Instruction: Leave out the images; return the rest of the data exactly.

━━━

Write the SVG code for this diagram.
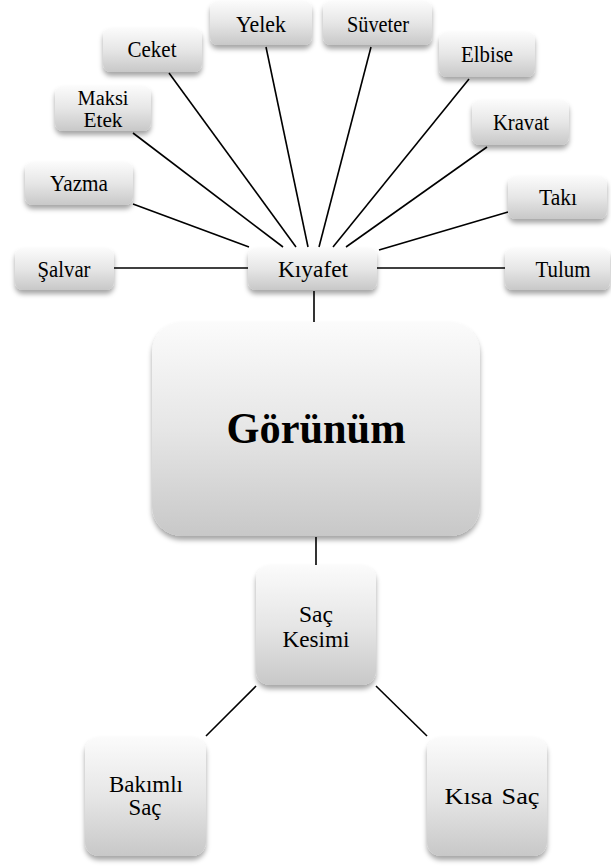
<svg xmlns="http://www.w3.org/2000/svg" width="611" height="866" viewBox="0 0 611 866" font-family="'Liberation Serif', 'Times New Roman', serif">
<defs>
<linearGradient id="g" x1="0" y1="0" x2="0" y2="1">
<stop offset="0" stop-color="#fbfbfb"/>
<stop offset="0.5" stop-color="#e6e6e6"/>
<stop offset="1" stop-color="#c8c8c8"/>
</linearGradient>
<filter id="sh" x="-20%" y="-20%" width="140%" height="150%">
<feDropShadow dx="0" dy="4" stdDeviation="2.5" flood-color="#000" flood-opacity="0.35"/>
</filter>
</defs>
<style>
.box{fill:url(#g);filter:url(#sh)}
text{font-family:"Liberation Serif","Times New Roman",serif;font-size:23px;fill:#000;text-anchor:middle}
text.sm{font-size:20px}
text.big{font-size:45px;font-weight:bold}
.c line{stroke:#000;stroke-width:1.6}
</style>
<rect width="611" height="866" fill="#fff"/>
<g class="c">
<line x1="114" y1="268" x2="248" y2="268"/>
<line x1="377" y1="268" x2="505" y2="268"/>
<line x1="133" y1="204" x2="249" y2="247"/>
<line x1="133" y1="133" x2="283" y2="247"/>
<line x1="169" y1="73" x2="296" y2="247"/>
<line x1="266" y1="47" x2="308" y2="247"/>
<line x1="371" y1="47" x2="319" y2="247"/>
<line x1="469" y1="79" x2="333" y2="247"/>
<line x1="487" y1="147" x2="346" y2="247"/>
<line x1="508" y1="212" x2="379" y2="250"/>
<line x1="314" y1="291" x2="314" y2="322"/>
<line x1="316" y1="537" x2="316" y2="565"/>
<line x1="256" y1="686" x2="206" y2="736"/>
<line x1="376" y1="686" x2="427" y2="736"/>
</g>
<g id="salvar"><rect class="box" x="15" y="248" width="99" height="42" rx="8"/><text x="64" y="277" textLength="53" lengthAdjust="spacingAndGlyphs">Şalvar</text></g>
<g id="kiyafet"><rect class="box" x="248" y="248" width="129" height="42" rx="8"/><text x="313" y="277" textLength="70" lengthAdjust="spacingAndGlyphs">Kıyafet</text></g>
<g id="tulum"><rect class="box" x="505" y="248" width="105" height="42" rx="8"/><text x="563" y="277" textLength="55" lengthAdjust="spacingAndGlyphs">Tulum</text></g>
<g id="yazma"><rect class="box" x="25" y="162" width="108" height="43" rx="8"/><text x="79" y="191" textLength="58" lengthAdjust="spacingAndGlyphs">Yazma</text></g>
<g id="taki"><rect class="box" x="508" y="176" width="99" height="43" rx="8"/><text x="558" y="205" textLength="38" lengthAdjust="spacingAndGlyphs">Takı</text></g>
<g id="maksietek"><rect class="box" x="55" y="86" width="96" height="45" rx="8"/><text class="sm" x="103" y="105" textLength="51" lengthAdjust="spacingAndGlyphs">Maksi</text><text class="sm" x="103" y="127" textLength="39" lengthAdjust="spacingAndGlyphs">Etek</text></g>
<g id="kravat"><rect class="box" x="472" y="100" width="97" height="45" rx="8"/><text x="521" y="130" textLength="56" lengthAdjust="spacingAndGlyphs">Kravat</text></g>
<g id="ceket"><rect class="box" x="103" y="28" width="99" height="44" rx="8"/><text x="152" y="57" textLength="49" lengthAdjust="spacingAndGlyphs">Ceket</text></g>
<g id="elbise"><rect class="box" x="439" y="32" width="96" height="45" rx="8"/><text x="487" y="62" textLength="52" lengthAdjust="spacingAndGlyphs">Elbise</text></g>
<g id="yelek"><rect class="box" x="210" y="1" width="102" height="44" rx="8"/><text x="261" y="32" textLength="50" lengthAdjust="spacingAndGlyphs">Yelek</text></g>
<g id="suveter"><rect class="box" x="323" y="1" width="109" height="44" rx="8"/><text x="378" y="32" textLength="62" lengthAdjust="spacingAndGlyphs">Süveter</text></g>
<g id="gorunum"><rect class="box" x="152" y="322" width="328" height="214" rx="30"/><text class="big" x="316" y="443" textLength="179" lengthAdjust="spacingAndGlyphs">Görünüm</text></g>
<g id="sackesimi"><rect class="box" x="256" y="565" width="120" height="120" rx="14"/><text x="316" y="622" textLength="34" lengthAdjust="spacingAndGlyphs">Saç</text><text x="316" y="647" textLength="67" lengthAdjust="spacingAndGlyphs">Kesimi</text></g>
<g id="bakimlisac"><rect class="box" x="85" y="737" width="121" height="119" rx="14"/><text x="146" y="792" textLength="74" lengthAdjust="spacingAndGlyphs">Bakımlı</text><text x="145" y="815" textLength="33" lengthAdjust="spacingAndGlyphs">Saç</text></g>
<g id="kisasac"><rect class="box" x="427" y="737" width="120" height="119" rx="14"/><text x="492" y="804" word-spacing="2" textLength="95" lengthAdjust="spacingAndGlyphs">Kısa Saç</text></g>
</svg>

━━━

Result for this task:
Write the SVG code for this diagram.
<svg xmlns="http://www.w3.org/2000/svg" width="611" height="866" viewBox="0 0 611 866" font-family="'Liberation Serif', 'Times New Roman', serif">
<defs>
<linearGradient id="g" x1="0" y1="0" x2="0" y2="1">
<stop offset="0" stop-color="#fbfbfb"/>
<stop offset="0.5" stop-color="#e6e6e6"/>
<stop offset="1" stop-color="#c8c8c8"/>
</linearGradient>
<filter id="sh" x="-20%" y="-20%" width="140%" height="150%">
<feDropShadow dx="0" dy="4" stdDeviation="2.5" flood-color="#000" flood-opacity="0.35"/>
</filter>
</defs>
<style>
.box{fill:url(#g);filter:url(#sh)}
text{font-family:"Liberation Serif","Times New Roman",serif;font-size:23px;fill:#000;text-anchor:middle}
text.sm{font-size:20px}
text.big{font-size:45px;font-weight:bold}
.c line{stroke:#000;stroke-width:1.6}
</style>
<rect width="611" height="866" fill="#fff"/>
<g class="c">
<line x1="114" y1="268" x2="248" y2="268"/>
<line x1="377" y1="268" x2="505" y2="268"/>
<line x1="133" y1="204" x2="249" y2="247"/>
<line x1="133" y1="133" x2="283" y2="247"/>
<line x1="169" y1="73" x2="296" y2="247"/>
<line x1="266" y1="47" x2="308" y2="247"/>
<line x1="371" y1="47" x2="319" y2="247"/>
<line x1="469" y1="79" x2="333" y2="247"/>
<line x1="487" y1="147" x2="346" y2="247"/>
<line x1="508" y1="212" x2="379" y2="250"/>
<line x1="314" y1="291" x2="314" y2="322"/>
<line x1="316" y1="537" x2="316" y2="565"/>
<line x1="256" y1="686" x2="206" y2="736"/>
<line x1="376" y1="686" x2="427" y2="736"/>
</g>
<g id="salvar"><rect class="box" x="15" y="248" width="99" height="42" rx="8"/><text x="64" y="277" textLength="53" lengthAdjust="spacingAndGlyphs">Şalvar</text></g>
<g id="kiyafet"><rect class="box" x="248" y="248" width="129" height="42" rx="8"/><text x="313" y="277" textLength="70" lengthAdjust="spacingAndGlyphs">Kıyafet</text></g>
<g id="tulum"><rect class="box" x="505" y="248" width="105" height="42" rx="8"/><text x="563" y="277" textLength="55" lengthAdjust="spacingAndGlyphs">Tulum</text></g>
<g id="yazma"><rect class="box" x="25" y="162" width="108" height="43" rx="8"/><text x="79" y="191" textLength="58" lengthAdjust="spacingAndGlyphs">Yazma</text></g>
<g id="taki"><rect class="box" x="508" y="176" width="99" height="43" rx="8"/><text x="558" y="205" textLength="38" lengthAdjust="spacingAndGlyphs">Takı</text></g>
<g id="maksietek"><rect class="box" x="55" y="86" width="96" height="45" rx="8"/><text class="sm" x="103" y="105" textLength="51" lengthAdjust="spacingAndGlyphs">Maksi</text><text class="sm" x="103" y="127" textLength="39" lengthAdjust="spacingAndGlyphs">Etek</text></g>
<g id="kravat"><rect class="box" x="472" y="100" width="97" height="45" rx="8"/><text x="521" y="130" textLength="56" lengthAdjust="spacingAndGlyphs">Kravat</text></g>
<g id="ceket"><rect class="box" x="103" y="28" width="99" height="44" rx="8"/><text x="152" y="57" textLength="49" lengthAdjust="spacingAndGlyphs">Ceket</text></g>
<g id="elbise"><rect class="box" x="439" y="32" width="96" height="45" rx="8"/><text x="487" y="62" textLength="52" lengthAdjust="spacingAndGlyphs">Elbise</text></g>
<g id="yelek"><rect class="box" x="210" y="1" width="102" height="44" rx="8"/><text x="261" y="32" textLength="50" lengthAdjust="spacingAndGlyphs">Yelek</text></g>
<g id="suveter"><rect class="box" x="323" y="1" width="109" height="44" rx="8"/><text x="378" y="32" textLength="62" lengthAdjust="spacingAndGlyphs">Süveter</text></g>
<g id="gorunum"><rect class="box" x="152" y="322" width="328" height="214" rx="30"/><text class="big" x="316" y="443" textLength="179" lengthAdjust="spacingAndGlyphs">Görünüm</text></g>
<g id="sackesimi"><rect class="box" x="256" y="565" width="120" height="120" rx="14"/><text x="316" y="622" textLength="34" lengthAdjust="spacingAndGlyphs">Saç</text><text x="316" y="647" textLength="67" lengthAdjust="spacingAndGlyphs">Kesimi</text></g>
<g id="bakimlisac"><rect class="box" x="85" y="737" width="121" height="119" rx="14"/><text x="146" y="792" textLength="74" lengthAdjust="spacingAndGlyphs">Bakımlı</text><text x="145" y="815" textLength="33" lengthAdjust="spacingAndGlyphs">Saç</text></g>
<g id="kisasac"><rect class="box" x="427" y="737" width="120" height="119" rx="14"/><text x="492" y="804" word-spacing="2" textLength="95" lengthAdjust="spacingAndGlyphs">Kısa Saç</text></g>
</svg>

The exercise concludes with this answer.